Anabelle Nicoud signe un très bon texte dans La Presse d'aujourd'hui intitulé "Dans le nouveau courant du cinéma", qui s'attarde spécifiquement à Rafaël Ouellet et son film Le Cèdre penché, qui a pris l'affiche hier (enfin!). Mais c'est le passage justifiant le titre de l'article qui m'a le plus intéressé:
Rafaël Ouellet associe aussi à son émergence au cinéma à celle d'amis
de longue date, Stéphane Lafleur (Continental), Simon Lavoie (Le
déserteur) ou Maxime Giroux (Tellement les rues sont longues). "Je n'ai
pas la prétention de dire qu'on est une nouvelle vague, mais j'aimerais
que les gens voient un mini-courant. Qu'on voie des jeunes trentenaires
qui arrivent avec quelque chose d'un peu frais. J'aimerais que cela
nous aide", dit-il.
Ça m'a rappellé quelque chose que m'avait confié Yves Christian Fournier lors d'une entrevue à l'occasion de la sortie en salle de Tout est parfait:
"C'est tellement un milieu en ébullition en ce moment, s'exclame Fournier. J'ai un ami, Maxime Giroux, qui trippe sur Bruno Dumont, puis il y a Robin Aubert, avec qui j'ai fait la Course, Stéphane Lafleur, Simon Lavoie, Rafaël Ouellet, et d'autre monde que j'estime beaucoup. J'aime beaucoup Philippe Falardeau aussi, parce que je pense qu'il prend une place de leader… Mon rêve, c'est de pouvoir faire partie d'une époque d'or du cinéma québécois, qu'il y ait une synergie entre les réalisateurs, comme à l'époque de Gilles Groulx."
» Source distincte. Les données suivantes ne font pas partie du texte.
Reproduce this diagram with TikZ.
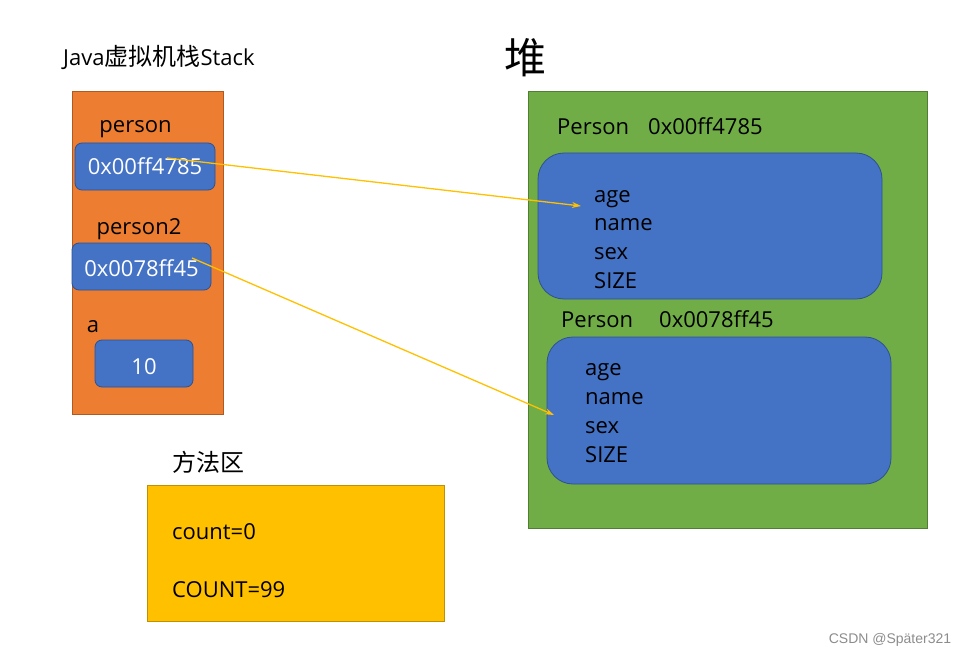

Qu'en pensez-vous? Ne trouvez vous pas que les cinéastes de la génération KINO/Prends ça court!/Course destination monde apportent un vent de renouveau au cinéma québécois?
Perso, je me suis toujours méfié des dénominations, de la catégorisation et de la récupération.
De tout temps, des cinéastes et artistes de toutes les disciplines ont eu et auront des choses à dire en toute liberté; ce n’est que le fruit du « hasard » si certains se conjuguent. Mais comme je ne crois plus au hasard, il est vrai qu’il existe en ce moment une « réappropriation » du médium cinéma au Québec.
C’est tant mieux dans la mesure où ces films d’auteur sont vus par le plus vaste public possible, sans être boudés par un ou des médias/institutions.
L’industrie du cinéma reste tout de même un monde « Dog eat Dog » mondial sauvage où seuls de véritables talents passionnés peuvent « espérer », sans s’illusionner. Le Québec n’est qu’un petit village, l’art véritable traverse les frontières. Ça prend tellement de monde et d’argent pour faire un film, que veut, veut pas, l’économique prend rapidement le dessus sur l’artistique à moins d’un capitaine vraiment têtu à la barre du navire.
Il y a quant à moi ni plus ni moins de talent qu’avant, mais la venue du numérique a donné accès aux prétentions diverses. C’est au public cinéphile de juger de la valeur véritable des oeuvres présentées, et non aux médias et institutions/critiques diverses, qui peuvent servir de guides dans le meilleur des cas, mais qui plus souvent qu’autrement servent des intérêts autres que l’art proprement dit.
Je crois que la situation actuelle en Amérique du Nord favorise la résurgence des conditions qui ont amené la Nouvelle Vague et le cinéma direct dans les années 50-60. Déjà, aux États-Unis, les excès des studios hollywoodiens et le rejet du cinéma indépendant à la façon Sundance ont donné naissance à la cohorte de cinéastes dits « mumblecore ». Au Québec, c’est l’attention croissante au succès au box-office et les enveloppes à la performance des institutions gouvernementales qui encouragent une attitude DIY chez certains réalisateurs. De plus, les possibilités technologiques de la vidéo numérique, d’une part, mais aussi du développement d’Internet et de la généralisation de la haute vitesse créent un réseau parallèle de production, mais surtout de diffusion des oeuvres. Je suis très content de voir cette tendance s’installer au Québec. Non pas que le cinéma québécois « officiel » soit insatisfaisant, mais un cinéma alternatif de nature plus cinéphilique est toujours bienvenue.